Ao longo de mais de 100 anos de história, muitas dessas casas foram completamente descaracterizadas pelos vários moradores que passavam por lá, porém, hoje, se passar pela Rua dos Ferroviários, no Cabreúva, é possível ter uma ideia de como eram as casas no começo do século, quando o conjunto ferroviário foi criado.
Filho de ferroviários, o analista de sistemas Thiago Martins, de 36 anos, que mora na rua há 30 anos, comprou uma casa ao lado da casa de sua família, restaurou e hoje mora com a esposa e filha pequena. A reforma foi toda feita com intenção de resgatar o estilo arquitetônico original.
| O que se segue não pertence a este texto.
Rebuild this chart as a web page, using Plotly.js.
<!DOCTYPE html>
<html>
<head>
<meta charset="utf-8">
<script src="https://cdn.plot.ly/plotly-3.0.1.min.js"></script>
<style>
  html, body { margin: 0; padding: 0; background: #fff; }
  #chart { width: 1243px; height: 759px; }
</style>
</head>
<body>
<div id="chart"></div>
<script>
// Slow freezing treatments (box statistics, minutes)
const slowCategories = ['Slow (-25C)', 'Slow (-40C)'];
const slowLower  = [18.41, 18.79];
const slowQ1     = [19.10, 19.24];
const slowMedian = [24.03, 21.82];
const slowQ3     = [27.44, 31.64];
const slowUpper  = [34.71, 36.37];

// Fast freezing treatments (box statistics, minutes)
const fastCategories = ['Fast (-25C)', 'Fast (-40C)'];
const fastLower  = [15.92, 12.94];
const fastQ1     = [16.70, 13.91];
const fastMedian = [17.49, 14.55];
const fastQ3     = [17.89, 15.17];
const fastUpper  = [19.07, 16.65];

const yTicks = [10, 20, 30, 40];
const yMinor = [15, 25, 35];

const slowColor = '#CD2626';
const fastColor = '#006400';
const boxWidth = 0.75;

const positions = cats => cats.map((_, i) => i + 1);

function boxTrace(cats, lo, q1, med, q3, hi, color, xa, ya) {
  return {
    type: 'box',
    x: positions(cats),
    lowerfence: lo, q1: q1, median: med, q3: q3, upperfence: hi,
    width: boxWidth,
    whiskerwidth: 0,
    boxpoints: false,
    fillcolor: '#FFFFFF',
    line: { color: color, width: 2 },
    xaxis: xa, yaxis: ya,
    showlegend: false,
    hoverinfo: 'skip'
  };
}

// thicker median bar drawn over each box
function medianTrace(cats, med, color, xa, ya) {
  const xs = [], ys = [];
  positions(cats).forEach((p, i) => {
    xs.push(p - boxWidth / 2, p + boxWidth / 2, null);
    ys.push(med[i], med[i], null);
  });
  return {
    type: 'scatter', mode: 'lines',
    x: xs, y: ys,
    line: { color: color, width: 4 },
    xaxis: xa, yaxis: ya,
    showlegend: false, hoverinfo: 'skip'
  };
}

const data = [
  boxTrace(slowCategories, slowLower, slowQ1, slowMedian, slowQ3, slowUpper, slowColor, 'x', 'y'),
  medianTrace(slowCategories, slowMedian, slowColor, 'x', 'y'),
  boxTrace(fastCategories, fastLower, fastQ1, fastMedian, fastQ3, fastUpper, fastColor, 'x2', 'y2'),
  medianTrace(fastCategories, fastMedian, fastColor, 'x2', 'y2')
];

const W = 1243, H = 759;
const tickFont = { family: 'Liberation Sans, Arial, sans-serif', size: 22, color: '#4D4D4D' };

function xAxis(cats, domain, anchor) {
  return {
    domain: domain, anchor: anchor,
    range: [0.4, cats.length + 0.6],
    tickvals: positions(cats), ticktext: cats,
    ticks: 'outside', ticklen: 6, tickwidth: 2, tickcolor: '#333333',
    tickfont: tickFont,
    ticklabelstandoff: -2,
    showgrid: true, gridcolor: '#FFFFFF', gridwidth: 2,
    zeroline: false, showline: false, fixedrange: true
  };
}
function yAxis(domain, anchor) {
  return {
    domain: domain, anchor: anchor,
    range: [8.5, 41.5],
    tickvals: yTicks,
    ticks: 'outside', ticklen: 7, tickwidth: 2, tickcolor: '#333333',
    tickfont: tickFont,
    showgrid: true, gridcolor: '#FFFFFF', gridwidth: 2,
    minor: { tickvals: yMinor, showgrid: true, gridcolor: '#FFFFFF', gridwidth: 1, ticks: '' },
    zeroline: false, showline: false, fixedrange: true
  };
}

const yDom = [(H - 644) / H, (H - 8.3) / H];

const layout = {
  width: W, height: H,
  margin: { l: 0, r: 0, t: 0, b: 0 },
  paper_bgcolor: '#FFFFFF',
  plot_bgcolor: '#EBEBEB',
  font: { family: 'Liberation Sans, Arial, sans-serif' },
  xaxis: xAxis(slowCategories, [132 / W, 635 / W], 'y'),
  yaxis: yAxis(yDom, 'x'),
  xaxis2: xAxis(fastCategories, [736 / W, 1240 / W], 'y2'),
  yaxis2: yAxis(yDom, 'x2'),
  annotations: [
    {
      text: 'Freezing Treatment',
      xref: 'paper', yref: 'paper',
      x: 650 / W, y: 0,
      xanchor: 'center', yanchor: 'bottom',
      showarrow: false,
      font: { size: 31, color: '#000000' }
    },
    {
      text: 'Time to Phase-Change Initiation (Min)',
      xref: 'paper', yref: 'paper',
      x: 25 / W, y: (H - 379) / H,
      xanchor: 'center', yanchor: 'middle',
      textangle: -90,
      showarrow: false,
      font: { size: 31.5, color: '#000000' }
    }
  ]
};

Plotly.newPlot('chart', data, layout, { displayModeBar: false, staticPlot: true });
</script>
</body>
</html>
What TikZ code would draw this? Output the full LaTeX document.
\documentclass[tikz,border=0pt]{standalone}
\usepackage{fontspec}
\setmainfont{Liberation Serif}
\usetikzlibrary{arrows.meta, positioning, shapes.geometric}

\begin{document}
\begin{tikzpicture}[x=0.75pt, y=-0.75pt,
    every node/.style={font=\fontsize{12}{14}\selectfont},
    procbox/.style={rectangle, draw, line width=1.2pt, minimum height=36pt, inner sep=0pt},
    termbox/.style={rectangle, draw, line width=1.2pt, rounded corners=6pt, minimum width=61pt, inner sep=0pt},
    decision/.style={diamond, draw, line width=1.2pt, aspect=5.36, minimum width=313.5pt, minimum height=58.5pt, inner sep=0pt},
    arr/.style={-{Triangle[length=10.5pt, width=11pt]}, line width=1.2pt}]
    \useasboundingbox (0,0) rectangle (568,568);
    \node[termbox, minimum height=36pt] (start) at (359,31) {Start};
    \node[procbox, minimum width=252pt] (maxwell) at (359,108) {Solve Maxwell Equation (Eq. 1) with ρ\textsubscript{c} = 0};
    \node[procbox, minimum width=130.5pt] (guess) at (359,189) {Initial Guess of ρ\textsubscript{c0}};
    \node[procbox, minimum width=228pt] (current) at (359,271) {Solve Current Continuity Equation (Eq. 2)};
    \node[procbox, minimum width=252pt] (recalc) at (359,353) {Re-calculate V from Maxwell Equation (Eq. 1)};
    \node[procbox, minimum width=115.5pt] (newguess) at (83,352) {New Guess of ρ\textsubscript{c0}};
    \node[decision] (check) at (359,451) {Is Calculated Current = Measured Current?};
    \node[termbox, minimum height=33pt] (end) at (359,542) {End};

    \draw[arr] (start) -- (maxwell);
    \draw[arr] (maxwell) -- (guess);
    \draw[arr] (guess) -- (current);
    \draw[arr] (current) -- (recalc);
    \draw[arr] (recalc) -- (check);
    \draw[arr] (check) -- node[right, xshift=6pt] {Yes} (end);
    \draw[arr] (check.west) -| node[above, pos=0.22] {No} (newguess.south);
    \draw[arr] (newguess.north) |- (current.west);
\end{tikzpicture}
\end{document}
É importante contextualizar uma coisa antes. As casas da região, apesar de serem quase todas usadas pelos então ferroviários não eram todas iguais e com a mesma qualidade. Existe uma parte, mais próxima à Feira Central, onde as residências são todas de material, utilizadas geralmente por funcionários de hierarquia mais altas dentro do corpo de funcionários da ferrovia.
Já na Rua dos Ferroviários as casas eram todas de madeira, um material mais suscetível ao efeito do tempo, por isso quase não há uma casa que não tenha sofrido algum tipo de alteração ou que quase tenha vindo abaixo.
A casa de Thiago, ao que ele pode pesquisar foi, provavelmente, construída no mesmo ano do Conjunto, por volta de 1914. Sua família se mudou para a rua na década de 80, residindo desde sempre numa casa ao lado de onde o analista vive hoje.
“Eu passei a minha infância aqui nessa rua. Até hoje tem meus pais que moram aqui do lado, onde sempre morei também, mas também tenho tios, primos e amigos”, diz Thiago que preferiu não mostrar o rosto por questão de segurança, já que a região é também historicamente acometida pela ação de pequenos criminosos.
A casa de Thiago ficou durante muitos anos abandonada até que sua avó a comprou em 2008. Logo depois, em 2010, seu irmão comprou da vó, que vendeu para Thiago logo em seguida, em 2011.
Já namorando e com a ideia de casar, Thiago começou o longo e burocrático processo para reformar e restaurar a casa. Isso porque a região do entorno da Esplanada é tombada pelo IPHAN (Instituto do Patrimônio Histórico e Artístico Nacional) e só pode passar por reforma com autorização prévia.
O projeto de reforma da casa de Thiago foi submetido ao IPHAN em 2011 mesmo, sendo um dos primeiros da rua a solicitar uma restauração nesses moldes. Daí, até a casa ficar pronta, passaram-se longos três anos, resultando no modelo como está hoje.
“Ela estava caindo aos pedaços, estava deteriorada, tudo podre, tanto dentro quanto fora. Na fachada o projeto foi feito igual, inclusive era exigido que a madeira fosse igual. O que eu consegui e usei a mesma, porque conforme a gente ia tirando as madeiras, elas iam trincando”, explica o morador.
A fachada é a parte da casa que mais remete ao estilo original. Apesar do projeto prever, não foi possível usar apenas as madeiras originais justamente porque muitas quebravam ao serem retiradas e não havia mais condições de reutilizá-las.
Além das madeiras no mesmo estilo original, o projeto resgatou vários adornos antigos. As janelas voltaram a ser madeira também, diferente das de ferro que tinham sido colocadas antes. Todas possuem toldos com mãos francesas no modelo do começo do século passado. As janelas laterais, além dos toldos, foram acrescidas floreiras para decoração.
O interior é 80% de material, como dissemos, uma característica comum por conta do tempo. Porém, portas e alguns móveis são originais.
Na pequena varanda da frente foi colocado ladrilho hidráulico também no estilo original, que não existia. “Não conseguimos colocar igual, porque tem muita coisa que não dá nem pra ter ideia de como era, mas sabíamos que o piso levava esse material, então usamos o mesmo”.
No fundo da residência, Thiago fez algumas adaptações interessantes. Aproveitando um pequeno depósito, ele criou uma estrutura com uma escala lateral que virou uma espécie de mirante com vista para a Esplanada. “Eu gosto de vir aqui meditar, olhar a paisagem, passar o tempo. Também lembro muito da minha infância, quando brincava por esse gramado”.
A história da Esplanada, principalmente da Rua dos Ferroviários, se funde com a de Thiago. Ele casou no ano que se mudou para casa nova, em 2014. Seu ensaio de casamento foi todo feito nas dependências da Esplanada.
“Eu fico muito contente de poder continuar aqui, de poder ajudar a preservar a história de um lugar tão importante pra mim e pra minha família. Também fico feliz de poder permitir que minha filha passe a infância onde eu passei e seja feliz como eu fui”.